Last week’s decision by the White House to pause pending and future applications to export LNG to non-FTA countries, citing the need to reassess the economic and environmental impact of LNG exports, once again highlighted the issue of methane emissions in the LNG supply chain – often referred to as the industry’s ‘Achilles heel’.

Reporting on the 26 January announcement, news outlets – including the UK’s Guardian – cited claims made last year by a prominent academic that, when all factors are taken into account, LNG is no cleaner in terms of greenhouse gas (GHG) emissions than coal. If so, this would undermine the whole basis of a strong role for LNG in the energy transition.

Closer examination reveals that this claim is based on pessimistic assumptions on how much methane is leaked from upstream oil and gas operations. However, the fact that this possibility can be mooted at all is testimony to the importance of tackling methane emissions, which a series of major announcements made in recent months suggest is gathering momentum.

‘Top-down’ vs ‘bottom-up’

The credentials of natural gas as a transition fuel are largely predicated on the hypothesis that, while natural gas has a higher GHG footprint than renewable energy sources, it is a lot cleaner in this respect than coal, and that coal-to-gas switching, particularly when there is existing gas-fired generation that can run at a higher capacity factor, is a practical way to rapidly reduce emissions.

Advocates of natural gas can point to the fact that some of the biggest ‘wins’ in reducing CO2 emissions have been from coal substituting for natural gas – most notably in the US as a result of the shale gas revolution, but also in the UK as a result of the policy-induced move away from coal.

Against this backdrop, The New Yorker published an article on 31 October 2023 subtitled “A new analysis suggests that LNG exports may well be worse for the environment than burning coal”. The article’s source was an October 2023 paper[i] by Dr Michael Howarth of Cornell University published as a pre-print, meaning, not yet subject to the peer review process. In this paper, Howarth carries out a life cycle analysis (LCA) of the GHG emissions from US LNG exports, from exploration and production of natural gas through pipeline transport, liquefaction, shipping, regas and in-country distribution and end-use.
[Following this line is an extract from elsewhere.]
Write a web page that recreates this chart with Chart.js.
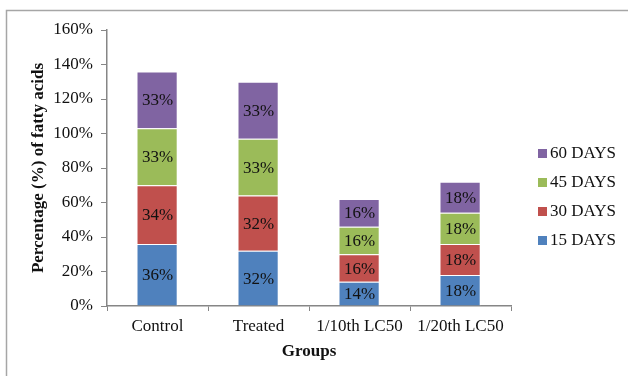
<!DOCTYPE html>
<html>
<head>
<meta charset="utf-8">
<script src="https://cdn.jsdelivr.net/npm/chart.js@4/dist/chart.umd.min.js"></script>
<style>
  html, body { margin: 0; padding: 0; background: #fff; }
  #wrap { width: 628px; height: 376px; position: relative; }
</style>
</head>
<body>
<div id="wrap"><canvas id="c" width="628" height="376"></canvas></div>
<script>
// Fatty acid percentages by group and exposure period
const groups = ['Control', 'Treated', '1/10th LC50', '1/20th LC50'];
const days15 = [36, 32, 14, 18];
const days30 = [34, 32, 16, 18];
const days45 = [33, 33, 16, 18];
const days60 = [33, 33, 16, 18];
const seriesNames = ['15 DAYS', '30 DAYS', '45 DAYS', '60 DAYS'];
const yTicks = [0, 20, 40, 60, 80, 100, 120, 140, 160];

const colors = ['#4F81BD', '#C0504D', '#9BBB59', '#8064A2'];
const serif = '"Liberation Serif", "Times New Roman", serif';
const axisGray = '#868686';
const fontSize = 17;

const seriesValues = [days15, days30, days45, days60];
const datasets = seriesValues.map((vals, i) => ({
  label: seriesNames[i],
  data: vals,
  backgroundColor: colors[i],
  borderColor: 'rgba(255,255,255,0.6)',
  borderWidth: { top: 1, bottom: 0, left: 0, right: 1 },
  borderSkipped: false,
  barPercentage: 0.8,
  categoryPercentage: 0.5
}));

// Percentage labels inside each segment
const segmentLabels = {
  id: 'segmentLabels',
  afterDatasetsDraw(chart) {
    const ctx = chart.ctx;
    ctx.save();
    ctx.font = fontSize + 'px ' + serif;
    ctx.fillStyle = '#111';
    ctx.textAlign = 'center';
    ctx.textBaseline = 'middle';
    chart.data.datasets.forEach((ds, di) => {
      chart.getDatasetMeta(di).data.forEach((bar, i) => {
        const mid = (bar.y + bar.base) / 2;
        ctx.fillText(ds.data[i] + '%', bar.x, mid + 1);
      });
    });
    ctx.restore();
  }
};

// Legend on the right, last series on top
const sideLegend = {
  id: 'sideLegend',
  afterDraw(chart) {
    const ctx = chart.ctx;
    ctx.save();
    ctx.font = fontSize + 'px ' + serif;
    ctx.textBaseline = 'middle';
    ctx.textAlign = 'left';
    const n = chart.data.datasets.length;
    for (let k = 0; k < n; k++) {
      const di = n - 1 - k;
      const ds = chart.data.datasets[di];
      const y = 153 + k * 29;
      ctx.fillStyle = ds.backgroundColor;
      ctx.fillRect(538, y - 4, 9, 9);
      ctx.fillStyle = '#111';
      ctx.fillText(ds.label, 550, y + 1);
    }
    ctx.restore();
  }
};

// Outer frame around the figure
const frame = {
  id: 'frame',
  beforeDraw(chart) {
    const ctx = chart.ctx;
    ctx.save();
    ctx.fillStyle = '#fff';
    ctx.fillRect(0, 0, chart.width, chart.height);
    ctx.strokeStyle = '#a6a6a6';
    ctx.lineWidth = 1.5;
    ctx.beginPath();
    ctx.moveTo(6.5, 380);
    ctx.lineTo(6.5, 10.5);
    ctx.lineTo(630, 10.5);
    ctx.stroke();
    ctx.restore();
  }
};

new Chart(document.getElementById('c'), {
  type: 'bar',
  data: { labels: groups, datasets },
  plugins: [frame, segmentLabels, sideLegend],
  options: {
    responsive: false,
    animation: false,
    layout: { padding: { top: 30, right: 117, left: 0, bottom: 0 } },
    plugins: { legend: { display: false }, tooltip: { enabled: false } },
    scales: {
      x: {
        stacked: true,
        afterFit(s) { s.height = 70; },
        grid: { drawOnChartArea: false, drawTicks: true, tickLength: 5, color: axisGray, offset: true },
        border: { color: axisGray, width: 1.5 },
        ticks: { color: '#111', font: { family: serif, size: fontSize }, padding: 5 },
        title: {
          display: true, text: 'Groups', color: '#111',
          font: { family: serif, size: fontSize, weight: 'bold' },
          padding: { top: 0, bottom: 14 }
        }
      },
      y: {
        stacked: true,
        min: 0, max: 160,
        afterFit(s) { s.width = 107; },
        afterBuildTicks(s) { s.ticks = yTicks.map(v => ({ value: v })); },
        grid: { drawOnChartArea: false, drawTicks: true, tickLength: 6, color: axisGray },
        border: { color: axisGray, width: 1.5 },
        ticks: {
          color: '#111', font: { family: serif, size: fontSize }, padding: 8,
          callback: v => v + '%'
        },
        title: {
          display: true, text: 'Percentage (%) of fatty acids', color: '#111',
          font: { family: serif, size: fontSize, weight: 'bold' },
          padding: { top: 28, bottom: 0 }
        }
      }
    }
  }
});
</script>
</body>
</html>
Howarth’s conclusions – in essence, that the methane emissions involved in the production chain more than wipe out any GHG advantage gas has over coal – are startling. In all the scenarios he has considered, he finds that the methane emissions, primarily from upstream production, are actually greater in terms of global warming impact than the CO2 from the end-use combustion of the gas. Moreover, the life cycle emissions from the full wellhead-to-burner tip LNG chain are between 24% and 274% higher than in a comparable chain for coal, Howarth adds.

READ US pause on LNG projects adds new dimension to negotiations with buyers

This is not the first time that Howarth has come up with analyses that shed doubt on the environmental credentials of gas and LNG based on the negative impacts of methane emissions. In 2021 he published an analysis which he said showed that the GHG emissions from burning blue hydrogen would actually be higher than those from burning natural gas itself, thus defeating the object.

Howarth’s LNG analysis seems at odds with other peer-reviewed analyses, such as a 2021 article published by the American Chemical Society (ACS). His previous work has attracted strong criticism, particularly from industry groups.

Even without going into the details of Howarth’s analysis, where he diverges most from the majority of industry opinion is clear: he assumes that methane leaks from natural gas production amount to 2.6% of the total output. He bases this figure on data from a range of so-called ‘top-down’ studies that involve measurements of methane emissions by plane or satellite sensing actual methane plumes in the air above gas production locations.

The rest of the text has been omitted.